## TO BE DONE:
Nothing but the lines from the top of the data to the line holding "const FSX = 17.5;" should be printed, word for word and both ends included; leave the pictures out.

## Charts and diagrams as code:
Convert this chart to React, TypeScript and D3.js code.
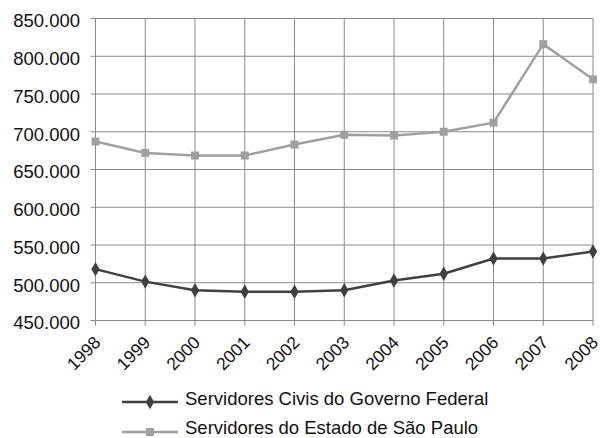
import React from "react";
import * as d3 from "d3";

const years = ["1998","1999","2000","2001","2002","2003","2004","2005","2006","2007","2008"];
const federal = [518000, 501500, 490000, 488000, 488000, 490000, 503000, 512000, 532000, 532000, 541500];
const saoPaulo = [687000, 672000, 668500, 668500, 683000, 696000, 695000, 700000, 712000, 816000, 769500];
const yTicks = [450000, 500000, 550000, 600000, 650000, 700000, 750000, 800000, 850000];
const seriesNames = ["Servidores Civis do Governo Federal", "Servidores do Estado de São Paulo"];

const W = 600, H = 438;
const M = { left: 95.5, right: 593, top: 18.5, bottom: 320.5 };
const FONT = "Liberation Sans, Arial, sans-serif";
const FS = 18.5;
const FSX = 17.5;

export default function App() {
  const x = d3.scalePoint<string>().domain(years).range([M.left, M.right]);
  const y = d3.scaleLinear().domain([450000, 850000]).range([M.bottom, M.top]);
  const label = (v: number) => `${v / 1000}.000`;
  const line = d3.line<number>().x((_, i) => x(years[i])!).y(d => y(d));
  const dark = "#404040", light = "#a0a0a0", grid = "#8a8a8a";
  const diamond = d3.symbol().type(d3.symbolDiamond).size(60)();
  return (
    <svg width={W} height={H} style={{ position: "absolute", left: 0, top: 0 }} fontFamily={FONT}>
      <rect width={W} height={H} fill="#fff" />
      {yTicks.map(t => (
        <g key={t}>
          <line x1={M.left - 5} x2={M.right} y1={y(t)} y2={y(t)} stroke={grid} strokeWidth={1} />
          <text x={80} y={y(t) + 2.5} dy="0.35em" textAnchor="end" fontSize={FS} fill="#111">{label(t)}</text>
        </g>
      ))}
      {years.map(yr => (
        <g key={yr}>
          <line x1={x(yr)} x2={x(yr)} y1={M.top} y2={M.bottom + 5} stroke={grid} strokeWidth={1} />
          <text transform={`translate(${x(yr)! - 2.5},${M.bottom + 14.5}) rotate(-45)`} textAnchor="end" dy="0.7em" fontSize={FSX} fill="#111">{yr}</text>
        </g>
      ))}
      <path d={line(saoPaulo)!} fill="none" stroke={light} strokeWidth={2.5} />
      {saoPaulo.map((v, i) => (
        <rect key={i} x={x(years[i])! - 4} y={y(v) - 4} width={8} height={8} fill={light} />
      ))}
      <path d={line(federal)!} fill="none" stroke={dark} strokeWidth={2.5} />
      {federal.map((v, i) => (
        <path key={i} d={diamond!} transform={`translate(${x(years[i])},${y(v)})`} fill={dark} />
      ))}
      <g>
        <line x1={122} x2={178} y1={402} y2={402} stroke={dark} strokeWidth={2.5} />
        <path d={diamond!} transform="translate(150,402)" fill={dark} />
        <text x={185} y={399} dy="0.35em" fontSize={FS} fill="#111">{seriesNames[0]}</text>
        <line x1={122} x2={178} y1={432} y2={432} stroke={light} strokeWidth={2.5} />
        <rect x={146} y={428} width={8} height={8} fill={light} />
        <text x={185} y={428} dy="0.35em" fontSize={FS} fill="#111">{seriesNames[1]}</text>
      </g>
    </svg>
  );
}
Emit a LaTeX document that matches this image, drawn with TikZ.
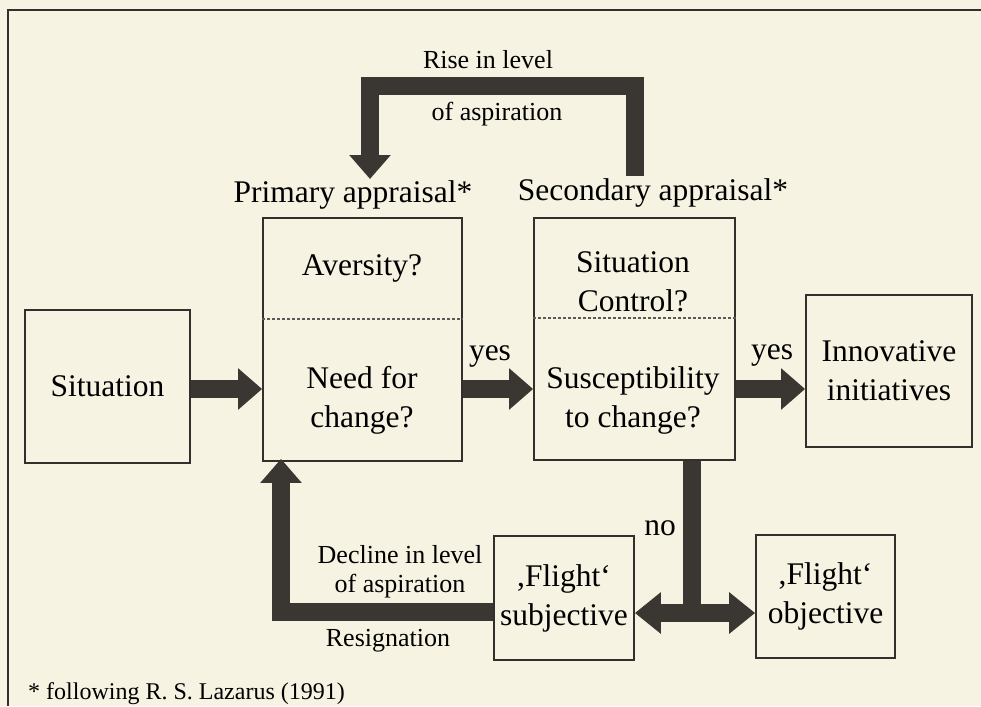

## WRITTEN RESPONSE:
Convert this chart to React, TypeScript and D3.js code.
import React from "react";
import * as d3 from "d3";

const years = ["1998","1999","2000","2001","2002","2003","2004","2005","2006","2007","2008"];
const federal = [518000, 501500, 490000, 488000, 488000, 490000, 503000, 512000, 532000, 532000, 541500];
const saoPaulo = [687000, 672000, 668500, 668500, 683000, 696000, 695000, 700000, 712000, 816000, 769500];
const yTicks = [450000, 500000, 550000, 600000, 650000, 700000, 750000, 800000, 850000];
const seriesNames = ["Servidores Civis do Governo Federal", "Servidores do Estado de São Paulo"];

const W = 600, H = 438;
const M = { left: 95.5, right: 593, top: 18.5, bottom: 320.5 };
const FONT = "Liberation Sans, Arial, sans-serif";
const FS = 18.5;
const FSX = 17.5;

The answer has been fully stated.